Members of the Palanan Municipal Council (2022-2025)
| Position | Name |
| District Representative | Ed Christopher S. Go |
| Municipal Mayor | Angelo A. Bernardo |
| Municipal Vice-Mayor | Elizabeth B. Ochoa |
| Municipal Councilors | Theo Angelo A. Garcia |
Justin Kerby S. Bernardo
Eden S. Bernardo
Pacita Q. Atanacio
Ronnie A. Atienza
Michael John D. Bernardo
Ronaldo M. Bernardo
Rhoena O. Corpuz

===Congress representation===
Palanan, belonging to the second legislative district of the province of Isabela, currently represented by Hon. Ed Christopher S. Go.

==Education==
The Schools Division of Isabela governs the town's public education system. The division office is a field office of the DepEd in Cagayan Valley region. The Palanan Schools District Office governs the public elementary and high schools throughout the municipality including schools located in Dinapigue, Divilacan, and Maconacon.

===Primary and elementary schools===

- Alomanay Elementary School
- Bisag Elementary School
- Centro West Primary School
- Culasi Elementary School
- Dialawyao Elementary School
- Dibungko Primary School
- Dibutarek Elementary School
- Diddadungan Elementary School
- Didiyan Elementary School
- Dikadyuan Elementary School
- Dimalicu-licu Primary School
- Dimasari Elementary School
- Dimatican Elementary School
- Dipadsanjan Primary School
- Disukad Elementary School
- Ditambali Elementary School
- Marikit Elementary School
- Palanan Central School
- San Isidro Elementary School
- Taknalan Primary School

===Secondary schools===

- Isabela School of Fisheries
- Palanan National High School
- Palanan School of Agriculture and Trades
- Dibewan Integrated School

==Infrastructure==
The most common forms of transportation in Palanan are by horses, motorcycles, tricycles, or an improvised motorcycles called kuligligs. Due to its isolation, the town can be reached quickest by a 23-30 minute flight in a six-seater, single-engine Cyclone Air Cessna commuter plane from Cauayan. Palanan is served by Palanan Airport.

By water, a boat ride from the neighboring town of Divilacan or in the towns of Dingalan and Baler in Aurora in the south usually takes about two to three hours and six to seven hours, respectively.

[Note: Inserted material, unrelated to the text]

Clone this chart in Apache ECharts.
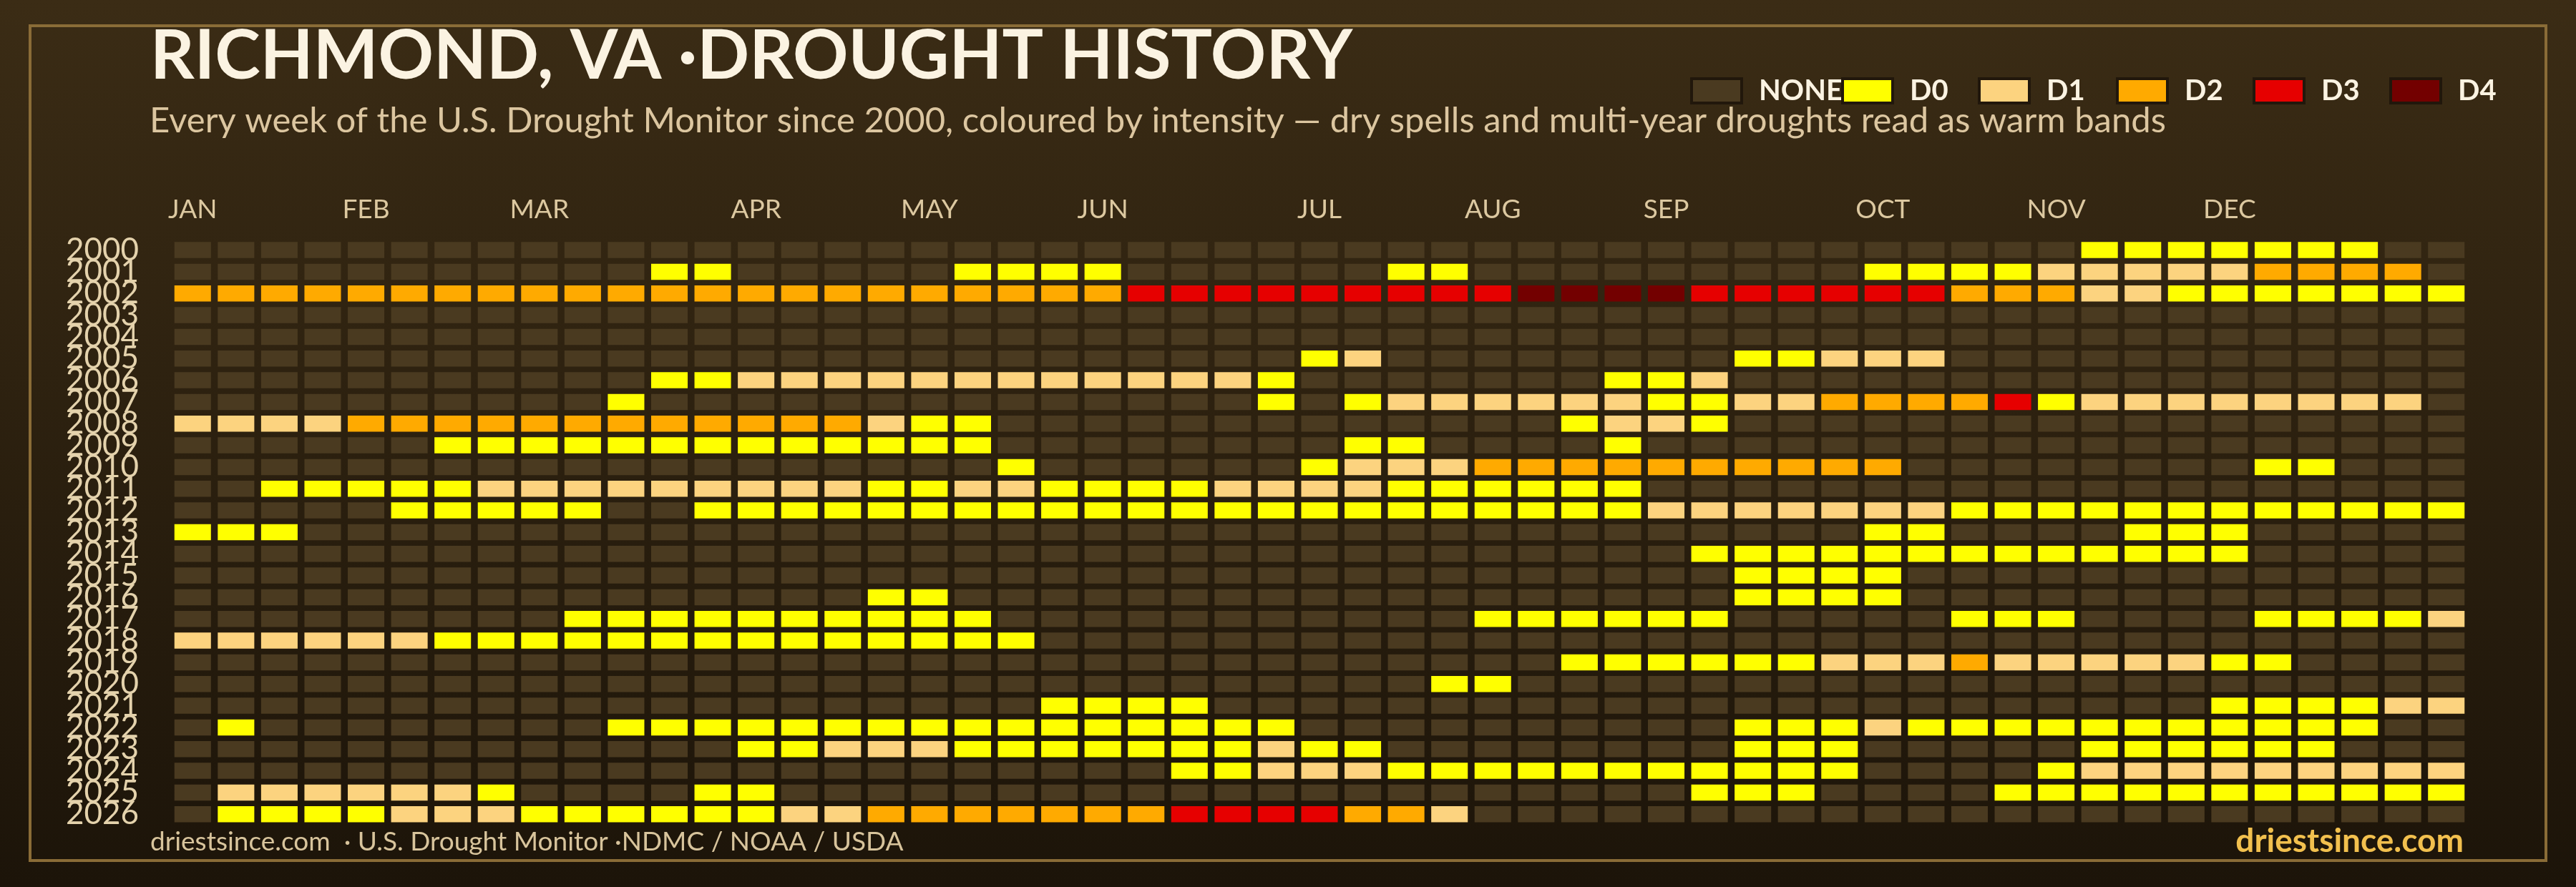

There are no roads that connect Palanan to the rest of province as the town can only be reached by a plane or boat ride, or a multi-day hike over the Sierra Madre from the neighboring town of San Mariano, which could take about three to five days. However, there is a construction of the 82-kilometer Ilagan–Divilacan Road through the protected Sierra Madre is on-going to open access to the coastal towns of Divilacan, Palanan and Maconacon. The approved budget contract of the project amounting to P1.5B, will pass through the foothills of the 359,486-hectare Northern Sierra Madre mountain ranges. The project will improve an old logging road used by a defunct logging company until the 1990s. It will start in Barangay Sindon Bayabo in Ilagan and will end in Barangay Dicatian in Divilacan. The project was started in March 2016 and was expected to be completed in 2024.